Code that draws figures

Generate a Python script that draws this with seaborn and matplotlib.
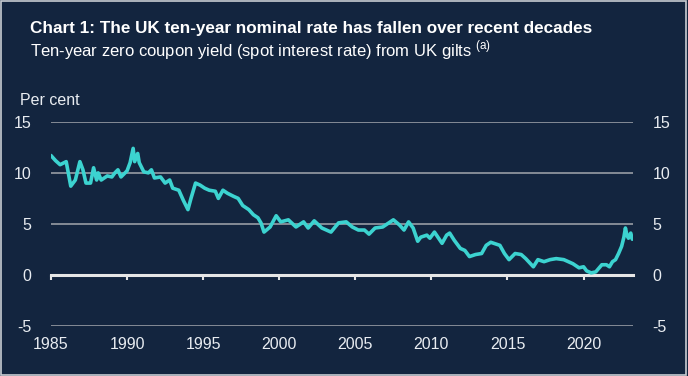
import numpy as np
import pandas as pd
import matplotlib.pyplot as plt
import matplotlib.patches as patches
import seaborn as sns

# Ten-year zero coupon yield (decimal year, per cent)
years = [
    1985.0, 1985.3, 1985.6, 1986.0, 1986.3, 1986.6, 1986.9, 1987.1, 1987.3, 1987.6,
    1987.8, 1988.0, 1988.1, 1988.3, 1988.7, 1989.0, 1989.2, 1989.4, 1989.6, 1990.0,
    1990.2, 1990.4, 1990.5, 1990.7, 1990.8, 1991.1, 1991.4, 1991.6, 1991.8, 1992.2,
    1992.5, 1992.8, 1993.0, 1993.4, 1993.7, 1994.0, 1994.2, 1994.5, 1994.8, 1995.1,
    1995.4, 1995.8, 1996.0, 1996.3, 1996.6, 1997.0, 1997.3, 1997.6, 1998.0, 1998.3,
    1998.6, 1998.8, 1999.0, 1999.4, 1999.8, 2000.1, 2000.6, 2001.1, 2001.6, 2001.9,
    2002.3, 2002.8, 2003.1, 2003.4, 2003.9, 2004.4, 2004.8, 2005.2, 2005.6, 2005.9,
    2006.3, 2006.8, 2007.5, 2007.9, 2008.2, 2008.5, 2008.8, 2009.1, 2009.3, 2009.7,
    2009.9, 2010.2, 2010.7, 2011.0, 2011.2, 2011.5, 2011.9, 2012.2, 2012.5, 2012.9,
    2013.3, 2013.6, 2013.9, 2014.5, 2014.8, 2015.1, 2015.5, 2015.9, 2016.2, 2016.7,
    2017.0, 2017.4, 2017.8, 2018.2, 2018.7, 2019.0, 2019.3, 2019.7, 2020.0, 2020.2,
    2020.5, 2020.8, 2021.2, 2021.5, 2021.7, 2021.9, 2022.1, 2022.3, 2022.5, 2022.65,
    2022.75, 2022.85, 2022.95, 2023.1, 2023.2,
]
yield_pct = [
    11.7, 11.2, 10.8, 11.1, 8.7, 9.3, 11.1, 10.3, 9.0, 9.0,
    10.5, 9.3, 10.0, 9.3, 9.7, 9.6, 10.0, 10.3, 9.6, 10.2,
    11.0, 12.4, 11.1, 11.9, 11.0, 10.1, 10.0, 10.3, 9.5, 9.6,
    9.0, 9.3, 8.5, 8.3, 7.3, 6.4, 7.5, 9.0, 8.8, 8.5,
    8.3, 8.2, 7.5, 8.3, 8.0, 7.7, 7.5, 6.8, 6.4, 5.9,
    5.6, 5.1, 4.2, 4.7, 5.8, 5.2, 5.4, 4.7, 5.2, 4.6,
    5.3, 4.6, 4.4, 4.2, 5.1, 5.2, 4.7, 4.4, 4.4, 4.0,
    4.6, 4.7, 5.4, 4.9, 4.4, 5.2, 4.6, 3.3, 3.7, 3.9,
    3.6, 4.2, 3.1, 3.9, 4.1, 3.4, 2.6, 2.4, 1.8, 2.0,
    2.1, 2.9, 3.2, 2.9, 2.1, 1.5, 2.1, 2.0, 1.6, 0.8,
    1.5, 1.3, 1.5, 1.6, 1.5, 1.3, 1.1, 0.7, 0.8, 0.4,
    0.2, 0.3, 1.0, 1.0, 0.8, 1.3, 1.5, 2.1, 2.8, 3.7,
    4.6, 3.9, 3.6, 4.1, 3.5,
]
year_ticks = [1985, 1990, 1995, 2000, 2005, 2010, 2015, 2020]
value_ticks = [-5, 0, 5, 10, 15]

title = "Chart 1: The UK ten-year nominal rate has fallen over recent decades"
subtitle = "Ten-year zero coupon yield (spot interest rate) from UK gilts $^{\\mathregular{(a)}}$"

bg = "#13253f"
line_col = "#3cd3d0"
text_col = "#e8ecf1"
grid_col = "#8d939d"

sns.set_style("dark")
plt.rcParams['font.family'] = ['Liberation Sans', 'DejaVu Sans']
plt.rcParams['axes.unicode_minus'] = False

df = pd.DataFrame({"year": years, "rate": yield_pct})

fig = plt.figure(figsize=(6.88, 3.76), dpi=100, facecolor=bg)
fig.patches.append(patches.Rectangle((0.002, 0.003), 0.995, 0.994, transform=fig.transFigure,
                                     fill=False, edgecolor="#c8ccd2", linewidth=1.2))
ax = fig.add_axes([0.0741, 0.133, 0.846, 0.543])
ax.set_facecolor(bg)

# grid lines
for v in value_ticks:
    if v != 0:
        ax.axhline(v, color=grid_col, linewidth=1.3, zorder=1)

sns.lineplot(data=df, x="year", y="rate", ax=ax, color=line_col, linewidth=2.6, zorder=3)

ax.set_xlim(1985, 2023.25)
ax.set_ylim(-5, 15)
ax.set_xticks(year_ticks)
ax.set_yticks(value_ticks)
ax.set_xlabel("")
ax.set_ylabel("")
for s in ax.spines.values():
    s.set_visible(False)
ax.grid(False)
ax.tick_params(axis="x", length=0, pad=8, labelsize=11.5, labelcolor=text_col)
ax.tick_params(axis="y", length=0, pad=14, labelsize=11.5, labelcolor=text_col,
               labelright=True)

# zero line with year tick marks
zero_ax = ax.secondary_xaxis(0.25)
zero_ax.set_xticks(year_ticks)
zero_ax.tick_params(axis="x", direction="out", length=3.5, width=1.5, color="#e6e6e6",
                    labelbottom=False)
zero_ax.spines["bottom"].set_color("#e6e6e6")
zero_ax.spines["bottom"].set_linewidth(2.2)
zero_ax.set_zorder(2)

fig.text(0.044, 0.925, title, color="white", fontsize=12.3, fontweight="bold", va="center")
fig.text(0.044, 0.866, subtitle, color="white", fontsize=12, va="center")
fig.text(0.029, 0.733, "Per cent", color=text_col, fontsize=11.5, va="center")

fig.savefig("out.png", dpi=100, facecolor=bg)
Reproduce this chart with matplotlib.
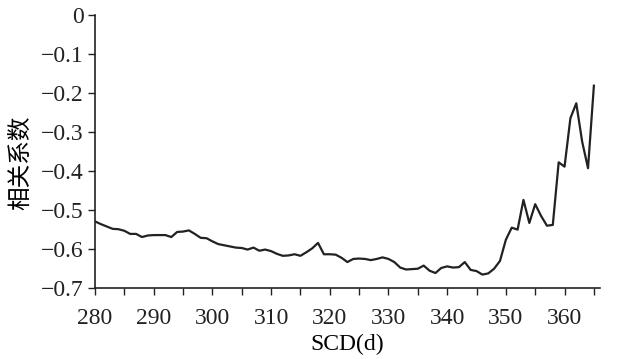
import numpy as np
import matplotlib
matplotlib.use('Agg')
import matplotlib.pyplot as plt

# days (SCD) and correlation coefficient
scd = np.arange(280, 366)
corr = [-0.529, -0.536, -0.542, -0.548, -0.549, -0.553, -0.561, -0.561, -0.569, -0.565,
        -0.564, -0.564, -0.564, -0.569, -0.556, -0.555, -0.552, -0.561, -0.571, -0.572,
        -0.580, -0.587, -0.590, -0.593, -0.596, -0.597, -0.601, -0.596, -0.604, -0.601,
        -0.605, -0.612, -0.617, -0.616, -0.613, -0.617, -0.608, -0.598, -0.584, -0.613,
        -0.613, -0.614, -0.622, -0.633, -0.625, -0.624, -0.625, -0.628, -0.625, -0.621,
        -0.625, -0.633, -0.647, -0.652, -0.651, -0.650, -0.642, -0.655, -0.661, -0.648,
        -0.644, -0.647, -0.646, -0.633, -0.653, -0.656, -0.665, -0.662, -0.650, -0.630,
        -0.576, -0.545, -0.550, -0.474, -0.533, -0.485, -0.515, -0.540, -0.538, -0.378,
        -0.389, -0.265, -0.227, -0.325, -0.393, -0.182]

xticks = np.arange(280, 366, 5)
xlabels = [str(t) if t % 10 == 0 else '' for t in xticks]
yticks = np.arange(-0.7, 0.01, 0.1)
ylabels = ['0' if abs(t) < 1e-9 else '\u2212%.1f' % abs(t) for t in yticks]

plt.rcParams['font.family'] = ['Liberation Serif', 'DejaVu Serif']

fig = plt.figure(figsize=(6.3, 3.59), dpi=100)
ax = fig.add_axes([0.1508, 0.197, 0.8012, 0.7626])
ax.plot(scd, corr, color='#222222', lw=1.6)

ax.set_xlim(280, 366)
ax.set_ylim(-0.7, 0)
ax.set_xticks(xticks)
ax.set_xticklabels(xlabels, fontsize=17)
ax.set_yticks(yticks)
ax.set_yticklabels(ylabels, fontsize=17)
ax.tick_params(direction='out', length=5, width=1, pad=3, colors='#222222')
ax.tick_params(axis='x', pad=9)

for s in ['top', 'right']:
    ax.spines[s].set_visible(False)
for s in ['left', 'bottom']:
    ax.spines[s].set_color('#222222')
    ax.spines[s].set_linewidth(1.2)

ax.set_xlabel('SCD(d)', fontsize=17, labelpad=4)
ax.set_ylabel('相关系数', fontsize=17, family=['Noto Sans CJK SC', 'DejaVu Sans'])
ax.yaxis.set_label_coords(-0.125, 0.46)

fig.savefig('out.png', dpi=100)
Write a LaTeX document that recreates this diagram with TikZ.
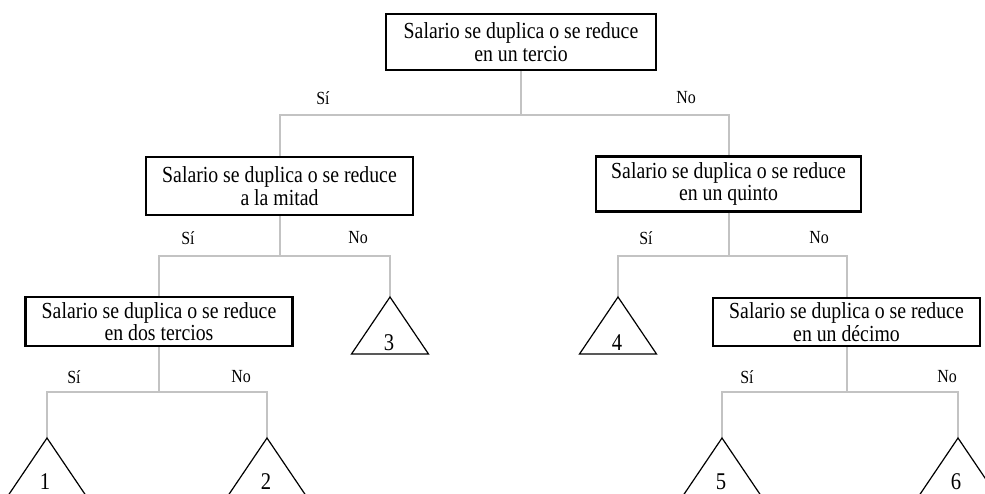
\documentclass[tikz,border=0pt]{standalone}
\usepackage{fontspec}
\newfontfamily\tnr[FakeStretch=0.86]{Liberation Serif}
\definecolor{conncol}{RGB}{195,195,195}
\begin{document}
\begin{tikzpicture}[x=1pt,y=-1pt,
  box/.style={draw=black,line width=2.2pt,inner sep=0pt,align=center,font=\tnr\fontsize{23}{22.4}\selectfont},
  conn/.style={draw=conncol,line width=2pt},
  tri/.style={draw=black,line width=1.2pt,line join=miter},
  lab/.style={font=\tnr\fontsize{18.5}{18.5}\selectfont,inner sep=0pt},
  num/.style={font=\tnr\fontsize{24}{24}\selectfont,anchor=base,inner sep=0pt}]
\useasboundingbox (0,0) rectangle (985,493);
\clip (0,0) rectangle (985,493);

% decision boxes
\node[box,minimum width=270pt,minimum height=56pt] (top) at (521,42) {Salario se duplica o se reduce\\en un tercio};
\node[box,minimum width=267pt,minimum height=58pt] (l1) at (279.5,186) {Salario se duplica o se reduce\\a la mitad};
\node[box,minimum width=265pt,minimum height=55pt] (r1) at (728.5,184) {Salario se duplica o se reduce\\en un quinto};
\node[box,minimum width=267pt,minimum height=49pt] (l2) at (159,321.5) {Salario se duplica o se reduce\\en dos tercios};
\node[box,minimum width=267pt,minimum height=48pt] (r2) at (846.5,322) {Salario se duplica o se reduce\\en un décimo};

% triangle apexes
\coordinate (t1) at (47,438);
\coordinate (t2) at (267,438);
\coordinate (t3) at (390,297);
\coordinate (t4) at (618,297);
\coordinate (t5) at (722,438);
\coordinate (t6) at (958,438);

% junctions
\coordinate (j0) at (521,115);
\coordinate (j1) at (279.5,256);
\coordinate (j2) at (728.5,256);
\coordinate (j3) at (159,392);
\coordinate (j4) at (846.5,392);

% connectors
\draw[conn] (top.south) -- (j0);
\draw[conn] (l1.north) |- (j0) -| (r1.north);
\draw[conn] (l1.south) -- (j1);
\draw[conn] (l2.north) |- (j1) -| (t3);
\draw[conn] (r1.south) -- (j2);
\draw[conn] (t4) |- (j2) -| (r2.north);
\draw[conn] (l2.south) -- (j3);
\draw[conn] (t1) |- (j3) -| (t2);
\draw[conn] (r2.south) -- (j4);
\draw[conn] (t5) |- (j4) -| (t6);

% triangles
\foreach \t in {t1,t2,t3,t4,t5,t6}{
  \draw[tri] (\t) -- ++(-38.5,57) -- ++(77,0) -- cycle;
}
\node[num] (n1) at (45,489) {1};
\node[num] (n2) at (266,489) {2};
\node[num] (n3) at (389,350) {3};
\node[num] (n4) at (617,350) {4};
\node[num] (n5) at (721,489) {5};
\node[num] (n6) at (956,489) {6};

% labels
\node[lab] (s0) at (323,98) {Sí};
\node[lab] (o0) at (686,98) {No};
\node[lab] (s1) at (188,238) {Sí};
\node[lab] (o1) at (358,238) {No};
\node[lab] (s2) at (646,238) {Sí};
\node[lab] (o2) at (819,238) {No};
\node[lab] (s3) at (74,377) {Sí};
\node[lab] (o3) at (241,377) {No};
\node[lab] (s4) at (747,377) {Sí};
\node[lab] (o4) at (947,377) {No};
\end{tikzpicture}
\end{document}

◆ **Problem to solve**: Copy exactly the stretch of lines that starts at the line holding "Reproduce this chart with matplotlib." and ends at the line holding "ax.spines[s].set_linewidth(1.2)". Drop the pictures.

◆ **Final answer**:
Reproduce this chart with matplotlib.
import numpy as np
import matplotlib
matplotlib.use('Agg')
import matplotlib.pyplot as plt

# days (SCD) and correlation coefficient
scd = np.arange(280, 366)
corr = [-0.529, -0.536, -0.542, -0.548, -0.549, -0.553, -0.561, -0.561, -0.569, -0.565,
        -0.564, -0.564, -0.564, -0.569, -0.556, -0.555, -0.552, -0.561, -0.571, -0.572,
        -0.580, -0.587, -0.590, -0.593, -0.596, -0.597, -0.601, -0.596, -0.604, -0.601,
        -0.605, -0.612, -0.617, -0.616, -0.613, -0.617, -0.608, -0.598, -0.584, -0.613,
        -0.613, -0.614, -0.622, -0.633, -0.625, -0.624, -0.625, -0.628, -0.625, -0.621,
        -0.625, -0.633, -0.647, -0.652, -0.651, -0.650, -0.642, -0.655, -0.661, -0.648,
        -0.644, -0.647, -0.646, -0.633, -0.653, -0.656, -0.665, -0.662, -0.650, -0.630,
        -0.576, -0.545, -0.550, -0.474, -0.533, -0.485, -0.515, -0.540, -0.538, -0.378,
        -0.389, -0.265, -0.227, -0.325, -0.393, -0.182]

xticks = np.arange(280, 366, 5)
xlabels = [str(t) if t % 10 == 0 else '' for t in xticks]
yticks = np.arange(-0.7, 0.01, 0.1)
ylabels = ['0' if abs(t) < 1e-9 else '\u2212%.1f' % abs(t) for t in yticks]

plt.rcParams['font.family'] = ['Liberation Serif', 'DejaVu Serif']

fig = plt.figure(figsize=(6.3, 3.59), dpi=100)
ax = fig.add_axes([0.1508, 0.197, 0.8012, 0.7626])
ax.plot(scd, corr, color='#222222', lw=1.6)

ax.set_xlim(280, 366)
ax.set_ylim(-0.7, 0)
ax.set_xticks(xticks)
ax.set_xticklabels(xlabels, fontsize=17)
ax.set_yticks(yticks)
ax.set_yticklabels(ylabels, fontsize=17)
ax.tick_params(direction='out', length=5, width=1, pad=3, colors='#222222')
ax.tick_params(axis='x', pad=9)

for s in ['top', 'right']:
    ax.spines[s].set_visible(False)
for s in ['left', 'bottom']:
    ax.spines[s].set_color('#222222')
    ax.spines[s].set_linewidth(1.2)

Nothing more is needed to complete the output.